US business groups caution against haste

Local | 28 May 2020 10:52 am

Business groups are urging U.S. President Donald Trump to go slowly in responding to Bejing’s planned imposition of new national security laws on Hong Kong, warning revoking the city’s special U.S. privileges will hurt the territory and its people.

U.S. Secretary of State Mike Pompeo declared on Wednesday China's actions had voided Hong Kong's autonomy.

That cleared the way for White House steps ranging from imposing sanctions on some senior Chinese officials to fully ending the 22-year U.S. practice of treating Hong Kong separately from China on trade, visas, investments and export controls.

Hong Kong’s special status has helped keep the former British colony of 7.5 million - which hosts operations of 1,300 U.S. companies and some 85,000 American residents - one of the world’s premier financial hubs since reverting to Chinese rule in 1997.

“The text of the law in China has not yet been released.
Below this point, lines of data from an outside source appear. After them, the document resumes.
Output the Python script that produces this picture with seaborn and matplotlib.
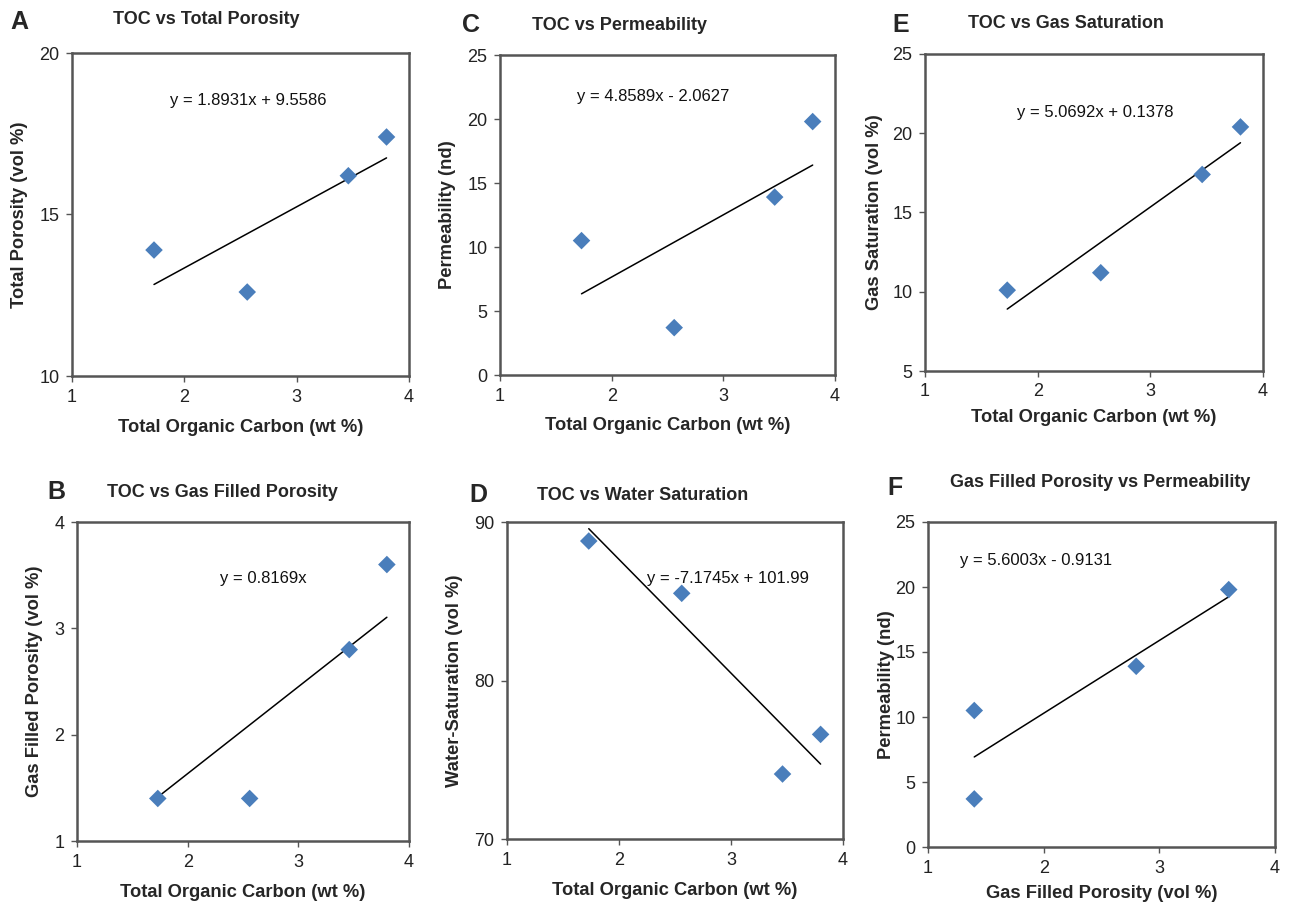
import numpy as np
import pandas as pd
import matplotlib
matplotlib.use("Agg")
import matplotlib.pyplot as plt
import seaborn as sns

# ---------------- data ----------------
toc = [1.73, 2.56, 3.46, 3.80]
total_porosity = [13.9, 12.6, 16.2, 17.4]
permeability = [10.5, 3.7, 13.9, 19.8]
gas_saturation = [10.1, 11.2, 17.4, 20.4]
gas_filled_porosity = [1.4, 1.4, 2.8, 3.6]
water_saturation = [88.8, 85.5, 74.1, 76.6]

# trend-line coefficients (slope, intercept) as printed on the chart
fit_A = [1.8931, 9.5586]
fit_C = [4.8589, -2.0627]
fit_E = [5.0692, 0.1378]
fit_B = [0.8169, 0.0]
fit_D = [-7.1745, 101.99]
fit_F = [5.6003, -0.9131]

eq_A = "y = 1.8931x + 9.5586"
eq_C = "y = 4.8589x - 2.0627"
eq_E = "y = 5.0692x + 0.1378"
eq_B = "y = 0.8169x"
eq_D = "y = -7.1745x + 101.99"
eq_F = "y = 5.6003x - 0.9131"

xticks_all = [1, 2, 3, 4]
yticks_A = [10, 15, 20]
yticks_C = [0, 5, 10, 15, 20, 25]
yticks_E = [5, 10, 15, 20, 25]
yticks_B = [1, 2, 3, 4]
yticks_D = [70, 80, 90]
yticks_F = [0, 5, 10, 15, 20, 25]

# ---------------- style ----------------
sns.set_style("white")
plt.rcParams["font.family"] = ["Liberation Sans", "DejaVu Sans"]

W, H = 1291, 913
fig = plt.figure(figsize=(W / 100, H / 100), dpi=100)
fig.patch.set_facecolor("white")

MARKER_COLOR = "#4A7EBB"
FRAME = "#555555"
HALF_LABEL = 8  # half the label height in pixels


def px2fig(x, y):
    return x / W, 1 - y / H


def panel(box, x, y, fit, eq, eq_pos, xlabel, ylabel, yticks,
          letter, letter_pos, title, title_pos, ylab_x, xlab_y):
    l, t, r, b = box
    ax = fig.add_axes([l / W, 1 - b / H, (r - l) / W, (b - t) / H])
    df = pd.DataFrame({"x": x, "y": y})
    sns.scatterplot(data=df, x="x", y="y", marker="D", s=80,
                    color=MARKER_COLOR, edgecolor="none", ax=ax, zorder=3)
    xs = np.array([min(x), max(x)])
    ldf = pd.DataFrame({"x": xs, "y": fit[0] * xs + fit[1]})
    sns.lineplot(data=ldf, x="x", y="y", color="black", lw=1.1, ax=ax,
                 zorder=2)
    ax.set_xlim(xticks_all[0], xticks_all[-1])
    ax.set_ylim(yticks[0], yticks[-1])
    ax.set_xticks(xticks_all)
    ax.set_yticks(yticks)
    ax.tick_params(axis="both", which="major", direction="out", length=4,
                   width=1, color=FRAME, labelsize=13, pad=5,
                   labelcolor="#222222", bottom=True, left=True)
    for sp in ax.spines.values():
        sp.set_color(FRAME)
        sp.set_linewidth(1.8)
    ax.set_xlabel(xlabel, fontsize=13.2, fontweight="bold")
    ax.set_ylabel(ylabel, fontsize=13.2, fontweight="bold")
    ax.yaxis.set_label_coords((ylab_x + HALF_LABEL - l) / (r - l), 0.5)
    ax.xaxis.set_label_coords(0.5, (b - (xlab_y - HALF_LABEL)) / (b - t))
    # equation
    ex, ey = px2fig(*eq_pos)
    fig.text(ex, ey, eq, fontsize=12, ha="left", va="center", color="#111111")
    lx, ly = px2fig(*letter_pos)
    fig.text(lx, ly, letter, fontsize=18, fontweight="bold", ha="left",
             va="center")
    tx, ty = px2fig(*title_pos)
    fig.text(tx, ty, title, fontsize=13, fontweight="bold", ha="left",
             va="center")
    return ax


toc_label = "Total Organic Carbon (wt %)"

panel((72, 53, 409, 376), toc, total_porosity, fit_A, eq_A, (170, 100),
      toc_label, "Total Porosity (vol %)", yticks_A,
      "A", (10, 22), "TOC vs Total Porosity", (113, 20), 20, 427)

panel((500, 55, 835, 375), toc, permeability, fit_C, eq_C, (577, 97),
      toc_label, "Permeability (nd)", yticks_C,
      "C", (462, 25), "TOC vs Permeability", (532, 25), 448, 425)

panel((925, 54, 1263, 371), toc, gas_saturation, fit_E, eq_E, (1017, 112),
      toc_label, "Gas Saturation (vol %)", yticks_E,
      "E", (892, 25), "TOC vs Gas Saturation", (968, 23), 875, 417)

panel((77, 522, 409, 841), toc, gas_filled_porosity, fit_B, eq_B, (220, 578),
      toc_label, "Gas Filled Porosity (vol %)", yticks_B,
      "B", (47, 492), "TOC vs Gas Filled Porosity", (107, 492), 35, 892)

panel((507, 522, 843, 839), toc, water_saturation, fit_D, eq_D, (647, 578),
      toc_label, "Water-Saturation (vol %)", yticks_D,
      "D", (469, 495), "TOC vs Water Saturation", (537, 495), 455, 890)

panel((928, 522, 1275, 847), gas_filled_porosity, permeability, fit_F, eq_F,
      (960, 560), "Gas Filled Porosity (vol %)", "Permeability (nd)", yticks_F,
      "F", (887, 488), "Gas Filled Porosity vs Permeability", (950, 482),
      887, 893)

fig.savefig("out.png", dpi=100, facecolor="white")
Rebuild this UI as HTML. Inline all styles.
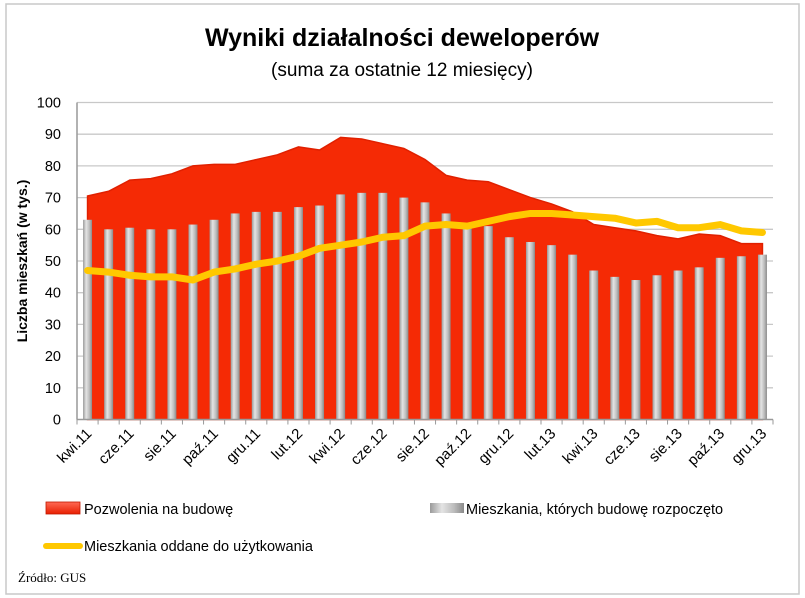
<!DOCTYPE html>
<html><head><meta charset="utf-8"><style>
body{margin:0;background:#fff;}
#wrap{position:relative;width:805px;height:598px;overflow:hidden;font-family:"Liberation Sans",sans-serif;}
</style></head><body>
<div id="wrap">
<svg id="chart" width="805" height="598">
<defs>
<linearGradient id="barg" x1="0" x2="1" y1="0" y2="0">
<stop offset="0" stop-color="#9a9a9a"/><stop offset="0.35" stop-color="#e4e4e4"/><stop offset="0.7" stop-color="#bdbdbd"/><stop offset="1" stop-color="#8a8a8a"/>
</linearGradient>
<linearGradient id="legr" x1="0" x2="0" y1="0" y2="1"><stop offset="0" stop-color="#ff6a55"/><stop offset="1" stop-color="#e81e00"/></linearGradient>
</defs>
<rect x="6" y="4" width="793" height="590" fill="#fff" stroke="#c8c8c8" stroke-width="1.5"/>
<text x="402" y="46" text-anchor="middle" font-size="25" font-weight="bold" fill="#000">Wyniki działalności deweloperów</text>
<text x="402" y="76" text-anchor="middle" font-size="19" fill="#000">(suma za ostatnie 12 miesięcy)</text>
<text transform="translate(27,261) rotate(-90)" text-anchor="middle" font-size="14" font-weight="bold">Liczba mieszkań (w tys.)</text>
<g id="grid"></g><g id="area"></g><g id="bars"></g><g id="line"></g><g id="axes"></g>
<rect x="46" y="502" width="34" height="12" fill="url(#legr)" stroke="#c01800" stroke-width="0.8"/>
<text x="84" y="514" font-size="14.5">Pozwolenia na budowę</text>
<rect x="430" y="503" width="34" height="10" fill="url(#barg)"/>
<text x="466" y="514" font-size="14.5">Mieszkania, których budowę rozpoczęto</text>
<line x1="46" y1="546" x2="80" y2="546" stroke="#ffc800" stroke-width="6" stroke-linecap="round"/>
<text x="84" y="551" font-size="14.5">Mieszkania oddane do użytkowania</text>
<text x="18" y="582" font-size="13" font-family="Liberation Serif,serif">Źródło: GUS</text>
</svg>
</div>
<script>
const tickLabels=["kwi.11","cze.11","sie.11","paź.11","gru.11","lut.12","kwi.12","cze.12","sie.12","paź.12","gru.12","lut.13","kwi.13","cze.13","sie.13","paź.13","gru.13"];
const yTicks=[0,10,20,30,40,50,60,70,80,90,100];
const permits=[70.5,72,75.5,76,77.5,80,80.5,80.5,82,83.5,86,85,89,88.5,87,85.5,82,77,75.5,75,72.5,70,68,65.5,61.5,60.5,59.5,58,57,58.5,58,55.5,55.5];
const started=[63,60,60.5,60,60,61.5,63,65,65.5,65.5,67,67.5,71,71.5,71.5,70,68.5,65,61,61,57.5,56,55,52,47,45,44,45.5,47,48,51,51.5,52];
const completed=[47,46.5,45.5,45,45,44,46.5,47.5,49,50,51.5,54,55,56,57.5,58,61,61.5,61,62.5,64,65,65,64.5,64,63.5,62,62.5,60.5,60.5,61.5,59.5,59];
const NS='http://www.w3.org/2000/svg';
const X0=77,X1=773,Y0=419.5,Y100=102.5,n=permits.length,cw=(X1-X0)/n;
const xc=i=>X0+cw*(i+0.5);
const y=v=>Y0-(Y0-Y100)*v/100;
function mk(t,a,p){const e=document.createElementNS(NS,t);for(const k in a)e.setAttribute(k,a[k]);p.appendChild(e);return e;}
const grid=document.getElementById('grid'),axes=document.getElementById('axes');
yTicks.forEach(v=>{
 if(v>0){const l=mk('line',{x1:X0,x2:X1,y1:y(v),y2:y(v),stroke:'#c8c8c8','stroke-width':1.3},grid);
 
 }
 const t=mk('text',{x:X0-16,y:y(v)+5,'text-anchor':'end','font-size':14.5},axes);t.textContent=v;
 
 
});
let d='M'+xc(0)+','+y(0);
permits.forEach((v,i)=>d+=' L'+xc(i)+','+y(v));
d+=' L'+xc(n-1)+','+y(0)+'Z';
const ar=mk('path',{d:d,fill:'#f52a05',stroke:'#e02000','stroke-width':1.5},document.getElementById('area'));


const bars=document.getElementById('bars');
started.forEach((v,i)=>{
 const b=mk('rect',{x:xc(i)-4.5,y:y(v),width:9,height:y(0)-y(v),fill:'url(#barg)'},bars);
 
 
});
const ln=mk('polyline',{points:completed.map((v,i)=>xc(i)+','+y(v)).join(' '),fill:'none',stroke:'#ffc800','stroke-width':7,'stroke-linejoin':'round','stroke-linecap':'round'},document.getElementById('line'));


mk('line',{x1:X0,x2:X0,y1:Y100,y2:Y0,stroke:'#999','stroke-width':1.5},axes);
mk('line',{x1:X0,x2:X1,y1:Y0,y2:Y0,stroke:'#999','stroke-width':1.5},axes);
for(let i=0;i<=n;i++)mk('line',{x1:X0+cw*i,x2:X0+cw*i,y1:Y0,y2:Y0+5,stroke:'#999'},axes);
tickLabels.forEach((s,k)=>{
 const i=k*2,x=xc(i)+5,yy=Y0+15;
 const t=mk('text',{x:x,y:yy,'text-anchor':'end','font-size':15,transform:'rotate(-45 '+x+' '+yy+')'},axes);
 t.textContent=s;
 
 
});
</script>
</body></html>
Words matter,” said Craig Allen, the president of the U.S.-China Business Council. The group would like to see all sides “de-escalate and maintain the ‘one-country two systems’ model for Hong Kong, which has served everyone so well for so many years,” he said.

The U.S. Chamber of Commerce on Tuesday stressed here jeopardizing Hong Kong's special status would be a "serious mistake."

Pompeo’s declaration leaves room to move slowly, and acting quickly could inflict pain on Hong Kong and waste U.S. leverage over Beijing, said Scott Kennedy, a senior adviser and China expert at the Center for Strategic and International Studies in Washington.

The U.S. declaration has “opened the door to massive changes but they have not walked through it yet,” Kennedy said. “It may rattle markets and have executive suites examining Plan Bs and Plan Cs but not necessarily immediately moving.”

Pressure in the U.S.-China relationship is mounting over issues including trade, technology restrictions and the coronavirus pandemic. On Wednesday, the House of Representatives backed legislation calling on Trump to impose sanctions on Chinese officials responsible for oppression of China’s Uighur Muslim minority.